At a time of significant budget cuts to police forces in England and Wales the boundaries of responsibility for who pays for ‘public policing’ are being renegotiated, recast and increasingly contested. This project will explore how these changes are unfolding and with what effect, during a time when demands on the public police far outstrip their capacity to respond. It will examine how the so-called principle of ‘polluter pays’ is being applied to the provision of police services in an era of financial austerity. This principle asserts that those private sector organisations whose commercial activities give rise to demand for policing are charged with responsibility for contributing to the costs of policing the crime and disorder consequences of their activities.
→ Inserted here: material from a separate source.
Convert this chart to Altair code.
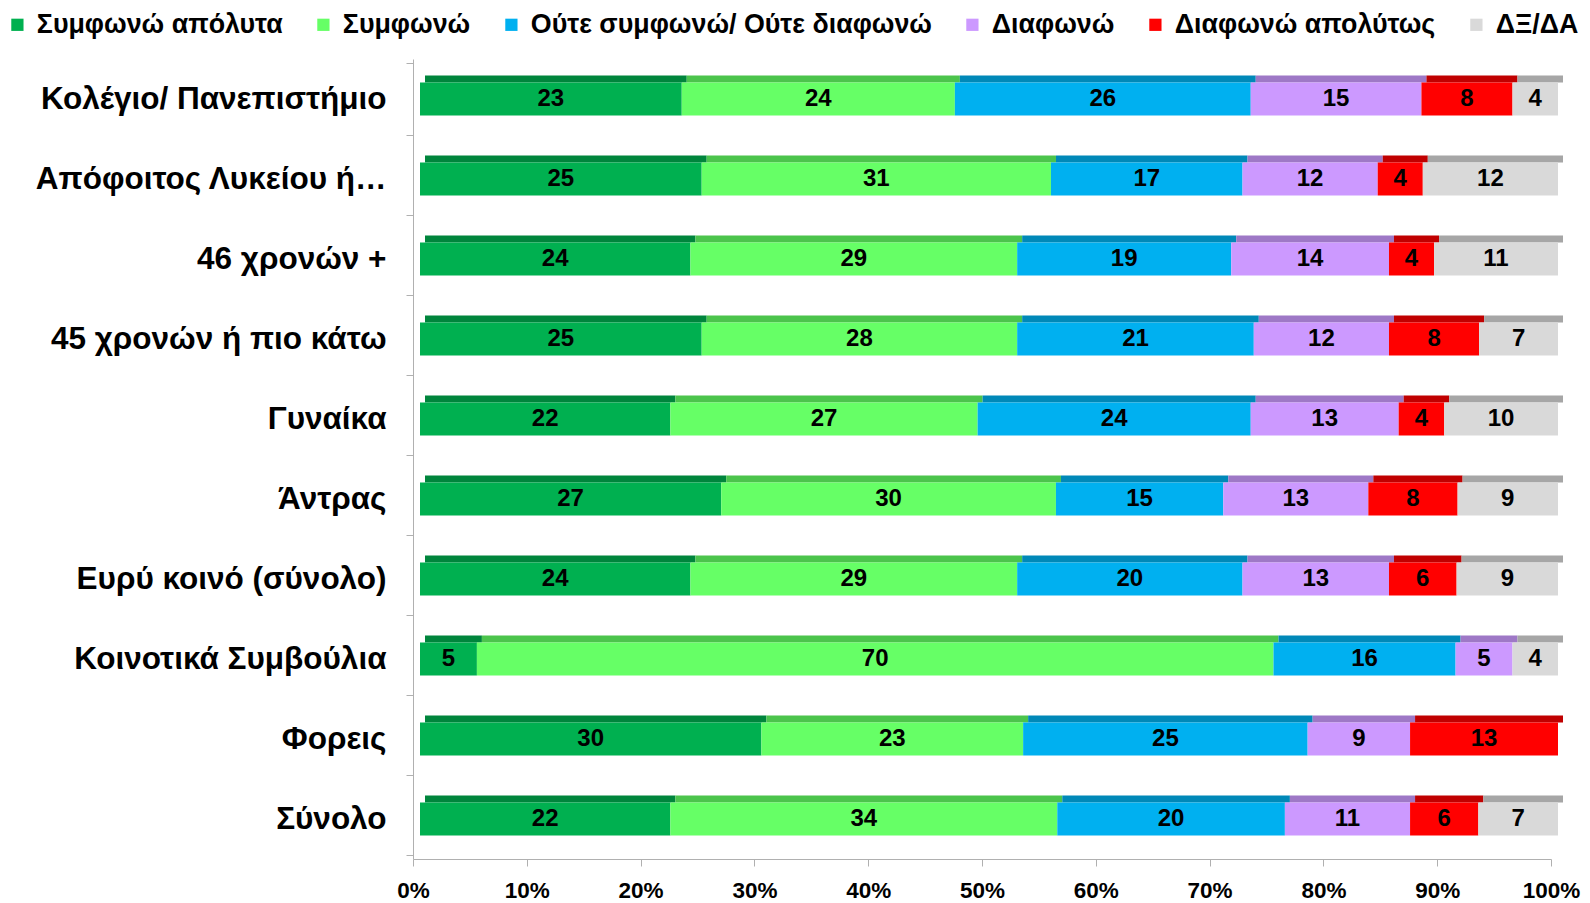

At the same time, the police have been both enabled (under the 1994 Police and Magistrates’ Court Act) and encouraged to generate external income through schemes that include charging more widely for goods and services. This study will illuminate, descriptively, conceptually and normatively, the shifting nature of responsibilities between the state and the market in the delivery of contemporary forms of policing and security.
The study will focus on three different functional and spatial contexts (football matches, mass attendance leisure events, and the night-time economy) that regularly generate exceptional demands on the police, particularly for a visible and uniformed ‘frontline’ presence. Within these contexts the study will explore: (1) the national extent of privately paid public policing arrangements; (2) the nature, limits and boundaries of the service purchased in terms of what is (and what is not) being paid for; (3) the institutional opportunities and challenges presented by the contractual specifications of these market-based initiatives, both to the purchaser and the provider; and (4) the normative implications that arise from the buying and selling of policing as a public good.
The project design encompasses three distinct scales. First, at the ‘macro’ level, national data will be collected on the extent and nature of ‘paid public policing’ initiatives, enabling them to be mapped. These data will generate important contextual information, revealing for instance both the approximate amount of income generated by the police (per year) from these initiatives, but also nationally the scale of resource the police service as a whole is required to commit to their provision. Second, at the ‘mezzo’ level, data will be collected from West Yorkshire Police to explore how these arrangements are governed, negotiated and delivered at the institutional level. This will involve documentary analyses and interviews with senior and middle managers both in the police and the Office of the Police and Crime Commissioner. Interview data will also be collected from individual purchasers and/or representatives of groups of purchasers (e.g. pub-watch chairs; leisure group executives, licenses, football club representatives, music festival organisers). Third, at the ‘micro’ level, data will be collected from a paid policing initiative within West Yorkshire, allowing an exploration of how the initiative has functioned over time, mapping and explaining any changes and continuities to its terms of reference and legal requirements, as well as exploring points of consensus and/or conflict that have emerged between the purchasers and providers. This scale of analysis will enable interviews to be conducted with those who have operational responsibility in the police for delivering on the contractual requirements of the initiative. It will also allow interviews with those on the purchasing side of the arrangement that will explore expectations, perceptions and understandings of how the initiative is ‘working’ in the enacted environment of policing and security provision.